A populist legacy comes to health care
Non-profit drug manufacturer mimics municipal electric utility strategy
Two items in this morning’s news remind me how American history is replete with examples of citizens banding together to rein in abusive corporate monopolies.
Item one: Civica Rx, the non-profit manufacturing company started by a coalition of hospital systems in 2018 to combat generic drug price gouging, now includes Anthem, the nation’s second largest private health insurer with 40 million members.
Item two: Dennis Kucinich, 74, the eight-term progressive Congressman (1993 to 2013) and former presidential candidate (2004 and 2008), is running for mayor of his hometown of Cleveland, a post he held from 1977 to 1979.
Now you are probably asking yourselves: How exactly are these two news items related? The issue that propelled Kucinich into the national spotlight when he first ran for mayor was the attempted takeover of Cleveland’s municipally owned electric utility by the local private utility. Kucinich’s election doomed that effort and preserved the lower rates provided by public ownership.
Civica Rx is creating something similar for drugs.
Civica Rx was launched in 2018 to address the periodic shortages and accompanying price spikes for generic drugs routinely used in hospitals. It is a classic case of market failure. Whenever price competition drives most generic manufacturers from a field, the last one left standing often raise prices dramatically. In a few cases, hedge fund operators like the convicted felon Martin Shkreli bought the sole manufacturer and raised prices astronomically.
Civica Rx’s initial roster of 12 health system members with 250 hospitals has grown to 50 systems and 1,400 hospitals or nearly a third of the sector. The non-profit firm initially relied on contract manufacturers to produce drugs priced on a cost-plus basis for its members. In January, the company broke ground in Virginia for a $125 million plant that will produce low-priced injectable generic drugs.
Its mission has also grown beyond production. Anthem, the Blue Cross and Blue Shield Association and 17 independent Blues companies now belong to its CivicaScript subsidiary. Its mission is to deliver cost-plus-priced generic drugs to pharmacies with the savings passed along to retail consumers.
It will initially focus on six to 10 generic drugs that have few or no competitors and where price gouging has become routine. While it hasn’t released a target list, possibilities include insulin and an epinephrine injector (a competitor for Mylan’s EpiPen), both of whose prices have soared in recent years.
"We will only market drugs where there is a market failure and clear abuse," Dan Liljenquist, Civica board chairman and chief strategy officer at Intermountain Healthcare, told Modern Healthcare. "We want to be in a position where we are never at the mercy of a (monopoly) manufacturer again."

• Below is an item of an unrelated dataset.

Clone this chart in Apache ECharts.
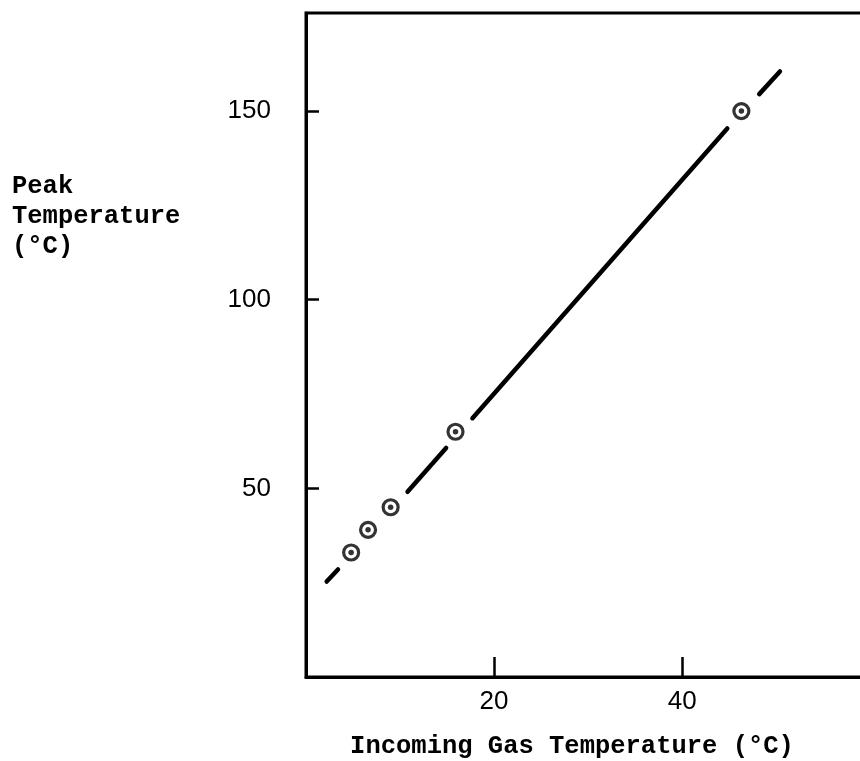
<!DOCTYPE html>
<html><head><meta charset="utf-8">
<script src="https://cdn.jsdelivr.net/npm/echarts/dist/echarts.min.js"></script>
<style>html,body{margin:0;padding:0;overflow:hidden;background:#fff}#c{width:900px;height:761px}</style>
</head><body><div id="c"></div><script>
const gasTemp = [4.8, 6.6, 9.0, 15.9, 46.3];
const peakTemp = [33, 39, 45, 65, 150];
const fitLineX = [2.2, 3.4, 10.8, 14.9, 17.7, 44.8, 48.2, 50.4];
const fitLineY = [25.3, 28.5, 49.1, 60.7, 68.6, 145.4, 154.5, 160.5];
const xTicks = [20, 40];
const yTicks = [50, 100, 150];
const xTitle = 'Incoming Gas Temperature (°C)';
const yTitle = 'Peak\nTemperature\n(°C)';

const chart = echarts.init(document.getElementById('c'));
const pts = gasTemp.map((x, i) => [x, peakTemp[i]]);
const segSeries = [];
for (let i = 0; i + 1 < fitLineX.length; i += 2) {
  segSeries.push({
    type: 'line', silent: true, symbol: 'none',
    data: [[fitLineX[i], fitLineY[i]], [fitLineX[i + 1], fitLineY[i + 1]]],
    lineStyle: { color: '#000', width: 4.5, cap: 'round' }, z: 2
  });
}
chart.setOption({
  animation: false,
  grid: { left: 306, top: 13, width: 583, bottom: 84, show: true, borderColor: '#000', borderWidth: 3, backgroundColor: 'transparent' },
  xAxis: {
    type: 'value', min: 0, max: 62, interval: 20,
    axisLine: { lineStyle: { color: '#000', width: 3 } },
    axisTick: { inside: true, length: 20, customValues: xTicks, lineStyle: { color: '#000', width: 2.5 } },
    axisLabel: { customValues: xTicks, margin: 12, color: '#000', fontFamily: 'Liberation Sans', fontSize: 26 },
    splitLine: { show: false }
  },
  yAxis: {
    type: 'value', min: 0, max: 176, interval: 50,
    axisLine: { lineStyle: { color: '#000', width: 3 } },
    axisTick: { inside: true, length: 13, customValues: yTicks, lineStyle: { color: '#000', width: 2.5 } },
    axisLabel: { customValues: yTicks, margin: 35, color: '#000', fontFamily: 'Liberation Sans', fontSize: 26, padding: [8, 0, 0, 0] },
    splitLine: { show: false }
  },
  graphic: [{
    type: 'text', left: 12, top: 172,
    style: { text: yTitle, fill: '#000', font: 'bold 25.5px "Liberation Mono"', lineHeight: 30 }
  }, {
    type: 'text', x: 572, y: 747,
    style: { text: xTitle, fill: '#000', font: 'bold 25.5px "Liberation Mono"', align: 'center', verticalAlign: 'middle' }
  }],
  series: segSeries.concat([
    { type: 'scatter', data: pts, symbol: 'circle', symbolSize: 15,
      itemStyle: { color: '#fff', borderColor: '#000', borderWidth: 3.2 }, z: 3 },
    { type: 'scatter', data: pts, symbol: 'circle', symbolSize: 5.5,
      itemStyle: { color: '#000' }, z: 4 }
  ])
});
</script></body></html>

I’ve editorially supported CivicaRx’s mission since its formation was initially announced more than three years ago. Its leaders’ expansion of the original vision provides a roadmap for others seeking innovative approaches to dealing with the broader drug pricing problem. Top among those: a lack of biosimilar competition for specialty drugs and the opaque prices negotiated by pharmacy benefit managers like CVS Caremark and OptumRx.
If Congress fails to give Medicare drug price negotiating power, why not establish a nationwide, non-profit PBM? It could negotiate on behalf of its Medicare drug plan members and would be well-positioned to offer guaranteed purchasing contracts to biosimilar manufacturers – including CivicaRx – that rapidly enter the market after high-priced specialty drugs lose their patent protection.
The movement to create municipal utilities across the U.S. arose as part of the populist movement in the late 1890s. According to the American Public Power Association, 15% of Americans in 2,000 communities in 49 states still get their power from a municipally-owned power plants or transmission lines. They pay on average 11% less than investor-owned utility customers. Cleveland is still among them.
"It's an immoral practice to charge people the least affordable, highest price," Liljenquist said of CivicaRx’s drug price mission. "We want to pop the price bubble so we could have a market price that is fair and not opaque."